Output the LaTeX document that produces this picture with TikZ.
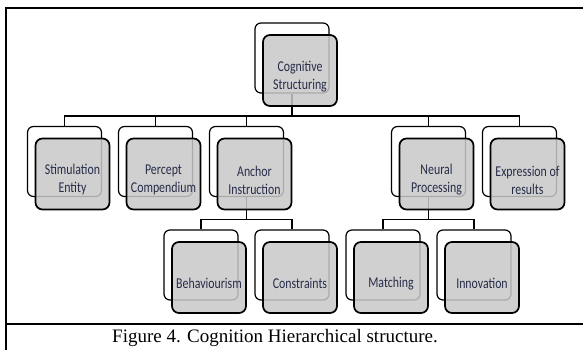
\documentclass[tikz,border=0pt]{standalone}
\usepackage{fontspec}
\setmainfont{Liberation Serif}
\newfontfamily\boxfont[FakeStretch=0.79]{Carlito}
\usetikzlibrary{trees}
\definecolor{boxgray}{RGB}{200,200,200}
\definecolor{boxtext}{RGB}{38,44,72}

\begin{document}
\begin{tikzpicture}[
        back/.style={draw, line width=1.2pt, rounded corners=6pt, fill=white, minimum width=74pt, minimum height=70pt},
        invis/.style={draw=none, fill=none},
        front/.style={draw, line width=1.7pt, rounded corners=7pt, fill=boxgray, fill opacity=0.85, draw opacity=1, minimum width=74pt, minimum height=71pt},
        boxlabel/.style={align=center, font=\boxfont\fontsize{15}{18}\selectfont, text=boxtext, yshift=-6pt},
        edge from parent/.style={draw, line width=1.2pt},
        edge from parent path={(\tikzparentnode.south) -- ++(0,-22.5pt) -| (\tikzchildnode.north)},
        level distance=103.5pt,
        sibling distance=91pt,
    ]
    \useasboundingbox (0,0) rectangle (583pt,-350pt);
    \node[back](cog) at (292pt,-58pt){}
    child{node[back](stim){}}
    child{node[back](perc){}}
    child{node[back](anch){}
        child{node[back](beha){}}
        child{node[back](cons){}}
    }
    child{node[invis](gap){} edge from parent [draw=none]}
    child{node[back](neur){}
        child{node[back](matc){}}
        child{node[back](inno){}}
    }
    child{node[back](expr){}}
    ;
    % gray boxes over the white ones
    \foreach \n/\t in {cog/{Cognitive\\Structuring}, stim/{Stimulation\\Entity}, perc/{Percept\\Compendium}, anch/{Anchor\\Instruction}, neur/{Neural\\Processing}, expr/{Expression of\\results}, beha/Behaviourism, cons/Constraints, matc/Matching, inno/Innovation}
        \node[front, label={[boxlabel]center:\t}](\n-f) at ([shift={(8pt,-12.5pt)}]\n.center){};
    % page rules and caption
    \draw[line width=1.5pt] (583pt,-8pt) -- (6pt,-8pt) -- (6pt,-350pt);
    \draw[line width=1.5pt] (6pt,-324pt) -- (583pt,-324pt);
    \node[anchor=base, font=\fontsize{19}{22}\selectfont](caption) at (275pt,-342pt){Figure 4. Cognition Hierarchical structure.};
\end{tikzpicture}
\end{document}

### [Written request]
Return the material word for word. Pictures are not part of the copy.

### [Result for this exercise]
Output the LaTeX document that produces this picture with TikZ.
\documentclass[tikz,border=0pt]{standalone}
\usepackage{fontspec}
\setmainfont{Liberation Serif}
\newfontfamily\boxfont[FakeStretch=0.79]{Carlito}
\usetikzlibrary{trees}
\definecolor{boxgray}{RGB}{200,200,200}
\definecolor{boxtext}{RGB}{38,44,72}

\begin{document}
\begin{tikzpicture}[
        back/.style={draw, line width=1.2pt, rounded corners=6pt, fill=white, minimum width=74pt, minimum height=70pt},
        invis/.style={draw=none, fill=none},
        front/.style={draw, line width=1.7pt, rounded corners=7pt, fill=boxgray, fill opacity=0.85, draw opacity=1, minimum width=74pt, minimum height=71pt},
        boxlabel/.style={align=center, font=\boxfont\fontsize{15}{18}\selectfont, text=boxtext, yshift=-6pt},
        edge from parent/.style={draw, line width=1.2pt},
        edge from parent path={(\tikzparentnode.south) -- ++(0,-22.5pt) -| (\tikzchildnode.north)},
        level distance=103.5pt,
        sibling distance=91pt,
    ]
    \useasboundingbox (0,0) rectangle (583pt,-350pt);
    \node[back](cog) at (292pt,-58pt){}
    child{node[back](stim){}}
    child{node[back](perc){}}
    child{node[back](anch){}
        child{node[back](beha){}}
        child{node[back](cons){}}
    }
    child{node[invis](gap){} edge from parent [draw=none]}
    child{node[back](neur){}
        child{node[back](matc){}}
        child{node[back](inno){}}
    }
    child{node[back](expr){}}
    ;
    % gray boxes over the white ones
    \foreach \n/\t in {cog/{Cognitive\\Structuring}, stim/{Stimulation\\Entity}, perc/{Percept\\Compendium}, anch/{Anchor\\Instruction}, neur/{Neural\\Processing}, expr/{Expression of\\results}, beha/Behaviourism, cons/Constraints, matc/Matching, inno/Innovation}
        \node[front, label={[boxlabel]center:\t}](\n-f) at ([shift={(8pt,-12.5pt)}]\n.center){};
    % page rules and caption
    \draw[line width=1.5pt] (583pt,-8pt) -- (6pt,-8pt) -- (6pt,-350pt);
    \draw[line width=1.5pt] (6pt,-324pt) -- (583pt,-324pt);
    \node[anchor=base, font=\fontsize{19}{22}\selectfont](caption) at (275pt,-342pt){Figure 4. Cognition Hierarchical structure.};
\end{tikzpicture}
\end{document}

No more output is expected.